Maxwell Street Market still managed to survive.
    But controversy heightened during the ‘80s when petty crime
overtook the area and in the mid-‘90s when the University of
Illinois’ development plans clashed with residents and strong market loyalists. After some buildup in the area, the market was forced to close or move. It did the latter, thanks to a lot of lobbying, moving a half-mile away near Canal and Roosevelt streets. In the summer of 2008, the market moved again, this time to a more permanent location on Des Plaines, right back in the heart of what is now University Village.
    While the Eastern Europeans and Italians certainly have made
their impact on Chicago’s street food culture, the Mexican community has had just as strong an influence. Aside from the several food stalls at Maxwell Street Market serving up enchiladas, tacos, tamales and more, head down to 18th Street in the Pilsen neighborhood, and it’s easy to find more of the same favorites. Throw a dart and you’re likely to hit a taco joint—and not just any taco joint, a good one.
    “Even though they’re not selling them specifically on the
street, you could literally walk in any of these places, and in 10
feet, you’re at a counter.”
    So if Chicago can’t have pushcarts, why do we see those
pushcart vendors selling elotes (corn on the cob and smothered with cheese and sour cream) in Latino neighborhoods?
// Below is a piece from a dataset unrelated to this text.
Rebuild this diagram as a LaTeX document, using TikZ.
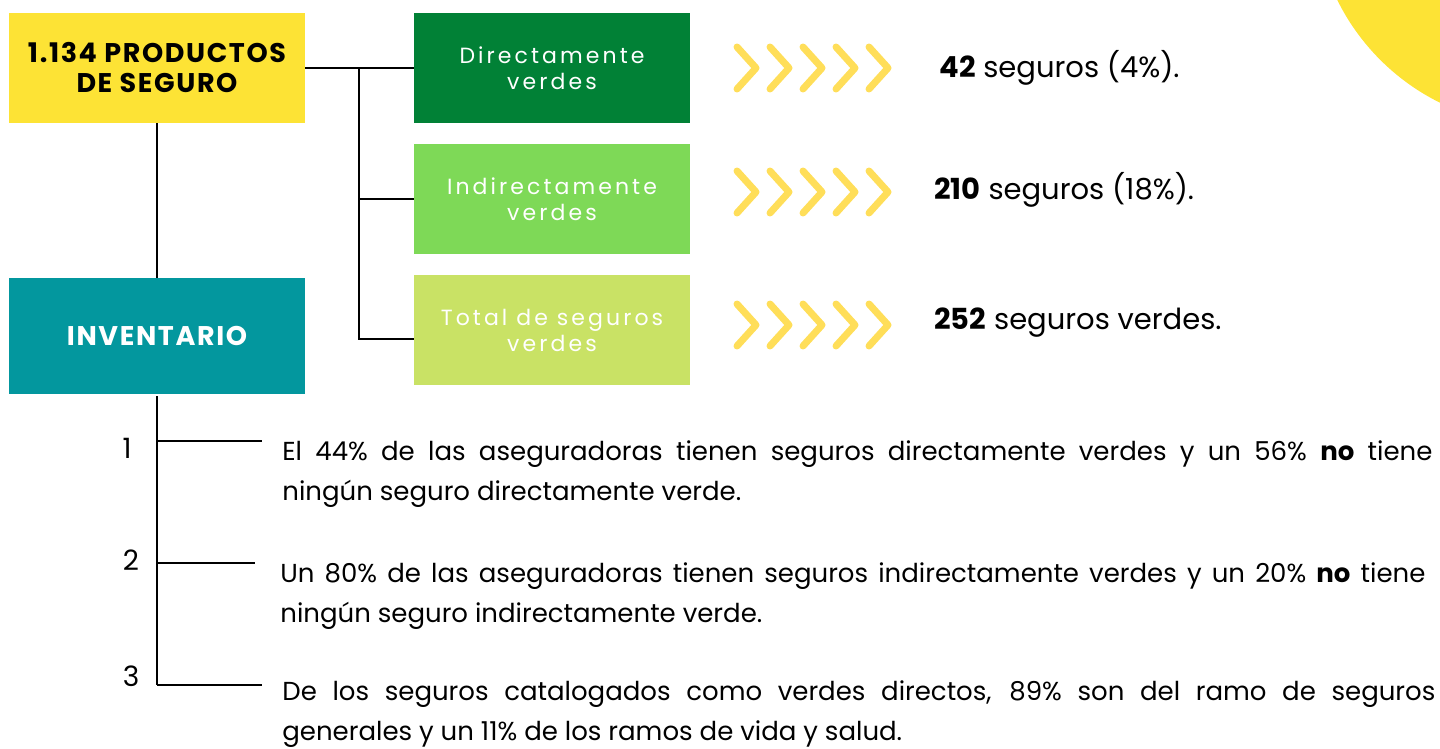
\documentclass[tikz,border=0pt]{standalone}
\usepackage{fontspec}
\setmainfont{Poppins}
\newfontfamily\titulo[LetterSpace=6]{Poppins}
\newfontfamily\espaciada[LetterSpace=14]{Poppins}
\usepackage{tikz}
\usetikzlibrary{positioning, arrows.meta}
\definecolor{amarillo}{HTML}{FDE335}
\definecolor{chevron}{HTML}{FFDE59}
\definecolor{verdeoscuro}{HTML}{018136}
\definecolor{verdeclaro}{HTML}{7ED957}
\definecolor{lima}{HTML}{C9E265}
\definecolor{turquesa}{HTML}{03979E}

\begin{document}
\begin{tikzpicture} [x = 0.5pt, y = -0.5pt,
			node distance = 65.5pt and 197.5pt,
			on grid,
			caja/.style = {minimum width = 148pt, minimum height = 55pt,
				inner sep = 0pt, align = center},
			encabezado/.style = {caja,
				font = \titulo\bfseries\fontsize{13.5}{15}\selectfont
			},
			rama/.style = {caja, minimum width = 138pt, text = white,
				font = \espaciada\fontsize{11}{13}\selectfont
			},
			linea/.style = {line width = 1pt, black},
			flecha/.style = {line width = 3.5pt, line cap = round,
				line join = round, chevron},
			resultado/.style = {anchor = west, inner sep = 0pt,
				font = \fontsize{14.5}{17}\selectfont},
			parrafo/.style = {anchor = north west, inner sep = 0pt,
				align = justify, font = \fontsize{13}{20}\selectfont},
			numero/.style = {inner sep = 0pt, font = \fontsize{14}{16}\selectfont}
			]
			\useasboundingbox (0,0) rectangle (1440,749);
			\clip (0,0) rectangle (1440,749);
			% Circulo
			\fill [amarillo] (1540,-100) circle [radius = 113pt];
			% Cajas
			\node (productos) [encabezado, fill = amarillo] at (157,68) {1.134 PRODUCTOS\\DE SEGURO};
			\node (directos) [rama, fill = verdeoscuro, right = of productos] {Directamente\\verdes};
			\node (indirectos) [rama, fill = verdeclaro, below = of directos] {Indirectamente\\verdes};
			\node (total) [rama, fill = lima, below = of indirectos] {Total de seguros\\verdes};
			\node (inventario) [encabezado, fill = turquesa, text = white,
				minimum height = 58pt] at (157,336) {INVENTARIO};
			% Resultados
			\foreach \fila in {68,192,325}
				\foreach \i in {0,...,4}
					\draw [flecha] (737+33*\i,\fila-21) -- ++(19,21) -- ++(-19,21);
			\node (res1) [resultado] at (939,68) {\textbf{42} seguros (4\%).};
			\node (res2) [resultado] at (934,190) {\textbf{210} seguros (18\%).};
			\node (res3) [resultado] at (934,323) {\textbf{252} seguros verdes.};
			% Conectores
			\coordinate (bifurca) at (359,68);
			\draw [linea] (productos.east) -- (directos.west);
			\draw [linea] (bifurca) |- ([yshift = -4.5pt]total.west);
			\draw [linea] (bifurca |- indirectos.west) -- (indirectos.west);
			\draw [linea] (productos.south) -- (inventario.north);
			% Puntos
			\coordinate (r1) at (157,441);
			\coordinate (r2) at (157,563);
			\coordinate (r3) at (157,685);
			\coordinate (f1) at (262,441);
			\coordinate (f2) at (255,563);
			\coordinate (f3) at (262,685);
			\draw [linea] ([yshift = -1pt]inventario.south) -- (r3);
			\draw [linea] (r1) -- (f1);
			\draw [linea] (r2) -- (f2);
			\draw [linea] (r3) -- (f3);
			\node (n1) [numero] at (127,448) {1};
			\node (n2) [numero] at (131,560) {2};
			\node (n3) [numero] at (131,676) {3};
			\node (p1) [parrafo, text width = 575pt] at (282,440) {El 44\% de las aseguradoras tienen seguros directamente verdes y un 56\% \textbf{no} tiene\linebreak ningún seguro directamente verde.};
			\node (p2) [parrafo, text width = 572.5pt] at (280,562) {Un 80\% de las aseguradoras tienen seguros indirectamente verdes y un 20\% \textbf{no} tiene\linebreak ningún seguro indirectamente verde.};
			\node (p3) [parrafo, text width = 576.5pt] at (282,680) {De los seguros catalogados como verdes directos, 89\% son del ramo de seguros\linebreak generales y un 11\% de los ramos de vida y salud.};
		\end{tikzpicture}
\end{document}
Many of the vendors are unlicensed and serving the food illegally. But, oh, the butter, the chili, lime, the crema on that sweetly roasted corn. And everybody who’s had one knows how sinfully delicious a steaming hot tamale is from the “tamale guy” while seated at your local watering hole, especially after a few beers. It’s up to the restaurants or bars whether they let them in.
    Baruch tells a story he learned from Mayor Rudy Giuliani
himself. “Rudi was never keen on the ever-increasing amount of
street carts, but one day he thought he’d give in and take a few of
his pals down to a local vendor to get a hot pretzel and a hot dog,”
Baruch says. “To his amazement, while standing across the street
from a Jamaican vendor, he witnessed about 100 pigeons dive-bombing and attacking this man’s stall. The Jamaican guy pulled out a machete and started wildly swinging at the birds.”